The ministry claims that currently only around 7% of rental properties are advertised as suitable for pets, meaning many people struggle to find a home suitable for themselves and their animals. Compare this to around 50% of the UK population actually owning a pet and it is easy to see the disparity.
The statement states “But the government’s model tenancy contracts for renters, which can be used as the basis of lease agreements made with tenants, will now be revised to remove restrictions on well behaved pets – to ensure more landlords are catering for responsible pet owners wherever possible”.

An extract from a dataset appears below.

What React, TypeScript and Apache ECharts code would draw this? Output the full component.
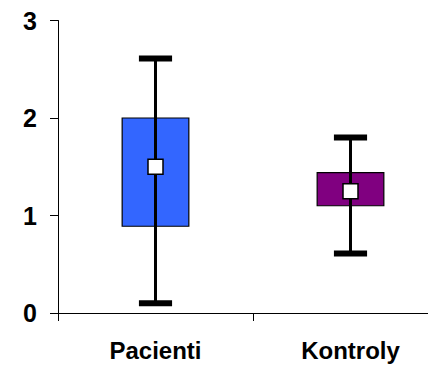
import React, { useEffect, useRef } from "react";
import * as echarts from "echarts";

// Groups and their summary statistics
const categories = ["Pacienti", "Kontroly"];
const whiskerLow = [0.1, 0.61];
const boxLow = [0.89, 1.1];
const meanValues = [1.5, 1.25];
const boxHigh = [2.0, 1.44];
const whiskerHigh = [2.61, 1.8];
const boxColors = ["#3366FF", "#800080"];

// y-axis ticks
const yTicks = [0, 1, 2, 3];

export default function App() {
  const ref = useRef<HTMLDivElement>(null);

  useEffect(() => {
    if (!ref.current) return;
    const chart = echarts.init(ref.current, null, { renderer: "svg" });

    const data = categories.map((_, i) => [
      i,
      whiskerLow[i],
      boxLow[i],
      meanValues[i],
      boxHigh[i],
      whiskerHigh[i],
    ]);

    const font = "Liberation Sans, Arial, sans-serif";

    chart.setOption({
      animation: false,
      grid: { left: 50, top: 8, width: 390, height: 297, containLabel: false },
      xAxis: {
        type: "category",
        data: categories,
        boundaryGap: true,
        axisLine: { show: true, lineStyle: { color: "#000", width: 1 } },
        axisTick: {
          show: true,
          alignWithLabel: false,
          interval: 0,
          length: 8,
          lineStyle: { color: "#000", width: 1 },
        },
        axisLabel: {
          interval: 0,
          color: "#000",
          fontFamily: font,
          fontWeight: "bold",
          fontSize: 24,
          margin: 25,
        },
        splitLine: { show: false },
      },
      yAxis: {
        type: "value",
        min: yTicks[0],
        max: yTicks[yTicks.length - 1],
        interval: 1,
        axisLine: { show: true, lineStyle: { color: "#000", width: 1 } },
        axisTick: { show: true, length: 8, lineStyle: { color: "#000", width: 1 } },
        axisLabel: {
          color: "#000",
          fontFamily: font,
          fontWeight: "bold",
          fontSize: 25,
          margin: 21,
        },
        splitLine: { show: false },
      },
      series: [
        {
          type: "custom",
          data,
          encode: { x: 0, y: [1, 2, 3, 4, 5] },
          renderItem: (params: any, api: any) => {
            const idx = api.value(0);
            const band = api.size([1, 0])[0];
            const [cx, yLow] = api.coord([idx, api.value(1)]);
            const yQ1 = api.coord([idx, api.value(2)])[1];
            const yMean = api.coord([idx, api.value(3)])[1];
            const yQ3 = api.coord([idx, api.value(4)])[1];
            const yHigh = api.coord([idx, api.value(5)])[1];
            const boxW = band * 0.342;
            const capW = band * 0.17;
            const capH = 6;
            const m = 15;
            return {
              type: "group",
              children: [
                {
                  type: "rect",
                  shape: { x: cx - boxW / 2, y: yQ3, width: boxW, height: yQ1 - yQ3 },
                  style: { fill: boxColors[idx], stroke: "#000", lineWidth: 1.2 },
                },
                {
                  type: "line",
                  shape: { x1: cx, y1: yHigh, x2: cx, y2: yLow },
                  style: { stroke: "#000", lineWidth: 3 },
                },
                {
                  type: "rect",
                  shape: { x: cx - capW / 2, y: yHigh - capH / 2, width: capW, height: capH },
                  style: { fill: "#000" },
                },
                {
                  type: "rect",
                  shape: { x: cx - capW / 2, y: yLow - capH / 2, width: capW, height: capH },
                  style: { fill: "#000" },
                },
                {
                  type: "rect",
                  shape: { x: cx - m / 2, y: yMean - m / 2, width: m, height: m },
                  style: { fill: "#fff", stroke: "#000", lineWidth: 1.5 },
                },
              ],
            };
          },
        },
      ],
    });

    return () => chart.dispose();
  }, []);

  return (
    <div style={{ width: 428, height: 357, overflow: "hidden" }}>
      <div ref={ref} style={{ width: 450, height: 357 }} />
    </div>
  );
}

“The government is clear there should be a balance with responsible pet owners not being penalised and landlords being more flexible in their approach, and it is right that landlords’ properties should be protected from damage by badly behaved pets” it continues.
But it says total bans on renters with pets should only be implemented where there is good reason, such as in smaller properties or flats where owning a pet could be impractical.
Housing Secretary Jenrick adds: “Pets bring a huge amount of joy and comfort to people’s lives, helping their owner’s through difficult times and improving their mental and physical wellbeing. So, it’s a shame that thousands of animal-loving tenants and their children can’t experience this because they rent their homes instead of owning property.
“So, I’m overhauling our model tenancy contract to encourage more landlords to consider opening their doors to responsible pet owners. And we will be listening to tenants and landlords to see what more we can do to tackle this issue in a way that is fair to both.
“This is part of this new government’s mission to improve life for tenants, recognising that more are renting and for longer in life. We’ve already taken action, banning unfair letting fees and capping tenancy deposits, saving tenants across England at least £240 million a year, and I will continue to take more steps to secure a better deal for renters up and down the country.”